• DESCRIPTION OF THE TASK
Quote the data exactly, first line to the line containing "import * as", with no pictures.
(begin)
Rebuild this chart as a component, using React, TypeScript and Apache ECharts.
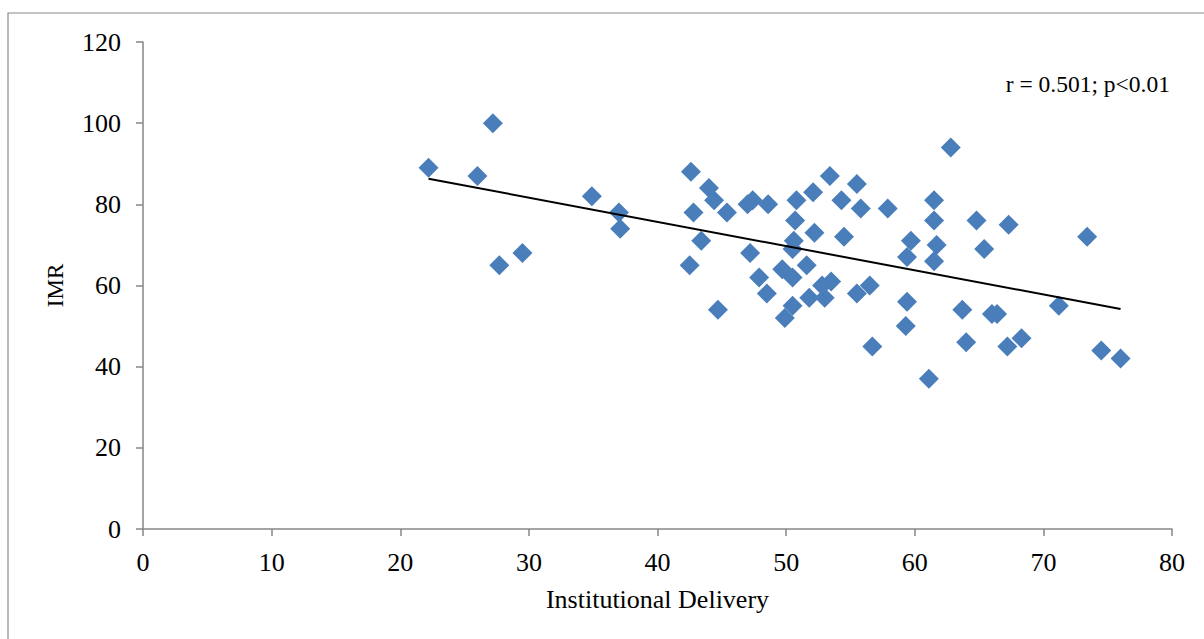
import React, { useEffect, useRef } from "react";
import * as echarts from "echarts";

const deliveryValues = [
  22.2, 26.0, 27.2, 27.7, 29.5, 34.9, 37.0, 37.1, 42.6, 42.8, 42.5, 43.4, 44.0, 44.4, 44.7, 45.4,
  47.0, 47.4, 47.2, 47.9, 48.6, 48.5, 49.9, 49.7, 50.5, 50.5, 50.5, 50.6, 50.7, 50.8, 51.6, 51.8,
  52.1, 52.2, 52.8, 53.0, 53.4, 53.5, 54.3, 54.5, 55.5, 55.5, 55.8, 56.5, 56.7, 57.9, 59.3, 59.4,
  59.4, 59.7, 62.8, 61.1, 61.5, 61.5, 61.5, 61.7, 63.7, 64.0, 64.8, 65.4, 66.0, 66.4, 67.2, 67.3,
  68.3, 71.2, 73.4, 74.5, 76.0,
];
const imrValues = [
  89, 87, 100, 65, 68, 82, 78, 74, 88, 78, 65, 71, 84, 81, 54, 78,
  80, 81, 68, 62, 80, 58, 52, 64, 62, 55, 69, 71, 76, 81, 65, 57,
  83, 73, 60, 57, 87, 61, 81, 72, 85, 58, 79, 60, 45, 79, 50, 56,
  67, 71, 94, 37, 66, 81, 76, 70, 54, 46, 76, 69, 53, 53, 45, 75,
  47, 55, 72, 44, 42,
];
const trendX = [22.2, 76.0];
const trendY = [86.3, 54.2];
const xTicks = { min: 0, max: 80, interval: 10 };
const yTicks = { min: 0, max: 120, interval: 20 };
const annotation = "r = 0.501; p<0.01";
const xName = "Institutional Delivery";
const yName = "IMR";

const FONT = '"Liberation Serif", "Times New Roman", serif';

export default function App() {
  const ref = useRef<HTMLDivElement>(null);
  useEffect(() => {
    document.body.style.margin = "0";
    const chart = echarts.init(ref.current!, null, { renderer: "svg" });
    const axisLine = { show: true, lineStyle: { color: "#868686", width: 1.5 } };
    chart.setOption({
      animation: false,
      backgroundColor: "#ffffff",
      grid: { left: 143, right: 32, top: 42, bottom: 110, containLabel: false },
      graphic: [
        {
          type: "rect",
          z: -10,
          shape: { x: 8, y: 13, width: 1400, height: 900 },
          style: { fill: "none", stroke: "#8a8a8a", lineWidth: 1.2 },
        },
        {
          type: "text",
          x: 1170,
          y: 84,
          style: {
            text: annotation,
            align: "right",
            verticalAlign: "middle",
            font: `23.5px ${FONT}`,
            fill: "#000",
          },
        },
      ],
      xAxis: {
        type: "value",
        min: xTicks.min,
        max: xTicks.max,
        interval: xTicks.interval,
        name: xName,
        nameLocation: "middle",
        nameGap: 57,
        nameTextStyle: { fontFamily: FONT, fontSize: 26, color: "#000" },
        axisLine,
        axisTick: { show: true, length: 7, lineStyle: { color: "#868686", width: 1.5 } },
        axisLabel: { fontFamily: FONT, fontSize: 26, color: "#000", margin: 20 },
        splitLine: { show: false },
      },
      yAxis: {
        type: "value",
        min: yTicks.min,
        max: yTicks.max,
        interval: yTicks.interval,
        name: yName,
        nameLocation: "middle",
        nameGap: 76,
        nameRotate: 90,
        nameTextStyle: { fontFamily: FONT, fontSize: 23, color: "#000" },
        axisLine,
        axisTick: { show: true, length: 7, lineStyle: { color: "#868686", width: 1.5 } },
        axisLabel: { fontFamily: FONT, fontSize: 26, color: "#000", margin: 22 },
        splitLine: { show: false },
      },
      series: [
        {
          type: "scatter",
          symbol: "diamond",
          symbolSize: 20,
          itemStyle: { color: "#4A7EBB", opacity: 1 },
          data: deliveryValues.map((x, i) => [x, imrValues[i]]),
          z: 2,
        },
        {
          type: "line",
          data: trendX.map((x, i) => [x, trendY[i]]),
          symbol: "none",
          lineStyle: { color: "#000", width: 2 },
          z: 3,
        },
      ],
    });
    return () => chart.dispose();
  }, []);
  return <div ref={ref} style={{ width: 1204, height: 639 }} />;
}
(end)
• TASK ANSWER
Rebuild this chart as a component, using React, TypeScript and Apache ECharts.
import React, { useEffect, useRef } from "react";
import * as echarts from "echarts";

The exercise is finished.